We selected a small, high-quality subset of the data from the WISE All-Sky Data Release. These data were obtained during the WISE full-cryogenic mission phase, from 7 January 2010 to 6 August 2010. This subset includes only observations of 4420 asteroids for which there are at least three high-quality observations in each one of the four WISE wavelength bands. We added ancillary data to each observation by querying the NASA JPL HORIZONS service. The data collection procedures are described in detail by N. Myhrvold, P. Pinchuk, J. L. Margot. Analysis of four-band WISE observations of asteroids. Planetary Science Journal, 3, 2022.

Usage notes

The data are provided as comma-separated values (CSV).

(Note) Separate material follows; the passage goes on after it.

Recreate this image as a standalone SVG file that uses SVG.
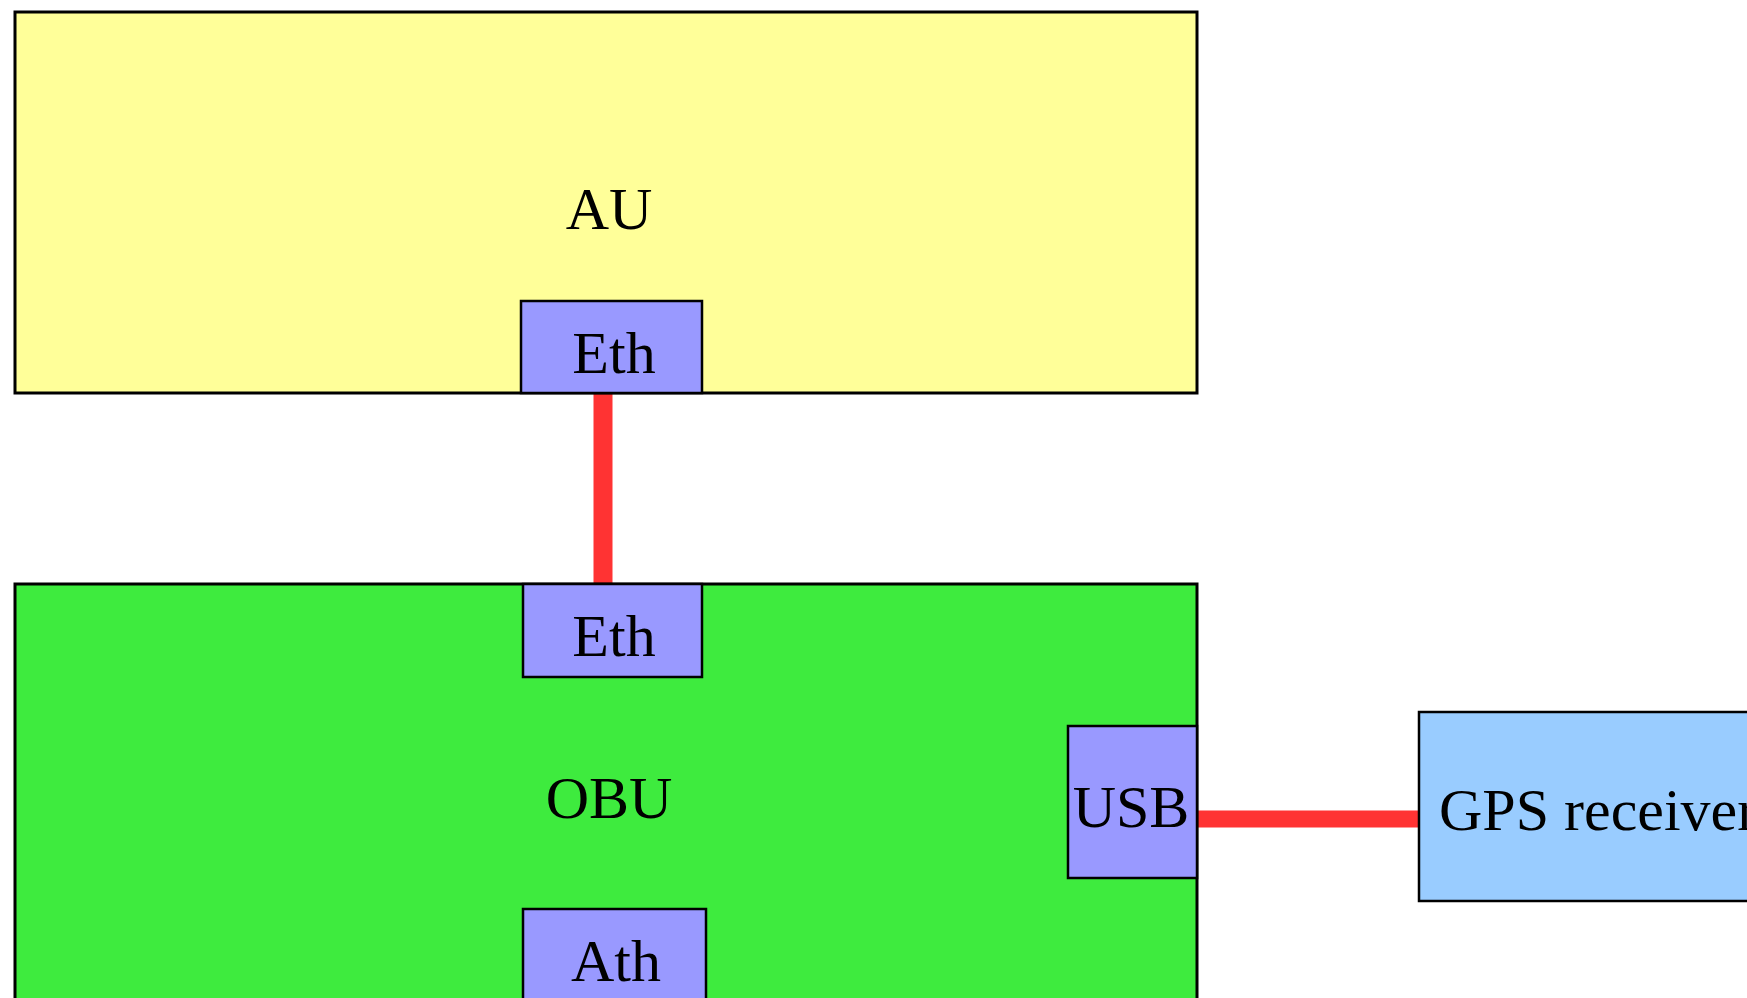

The field names, (types), [provenance], and descriptions are as follows:

  • wavelength (str) [WISE]: WISE band (w1, w2, w3, or w4)  
  • ras (float) [HORIZONS]: heliocentric distance in astronomical units
  • rao (float) [HORIZONS]: geocentric distance in astronomical unit
  • phase_ang (float) [HORIZONS]: phase angle in degrees
  • name (str) [WISE]: asteroid number or provisional designation
  • mjd (float) [WISE]: modified Julian date of the single-exposure covering the source
  • m_flux (float) [WISE]: magnitude measured with profile-fitting photometry
  • err (float) [WISE]: profile-fit photometric measurement uncertainty in mag units
  • H (float) [HORIZONS]: absolute visual magnitude 
  • G (float) [HORIZONS]: magnitude slope parameter
  • data_filter_group (str) [authors]: internal description of data subset 
  • dist_x (float) [WISE]: distance in arcsec between each moving object source and its potential match in the WISE All-Sky Single Exposure (L1b) Source Table
  • nb (int) [WISE]: number of blend components used in each fit
  • na (int) [WISE]: active deblend flag (=1 if actively deblended)
  • sso_flg (int) [WISE]: known solar system object association flag (0=no association, >0=association)
  • Epoch_ID (int) [authors]: zero-based index of cluster of observations (clusters were formed when consecutive observations were more than 30 days apart)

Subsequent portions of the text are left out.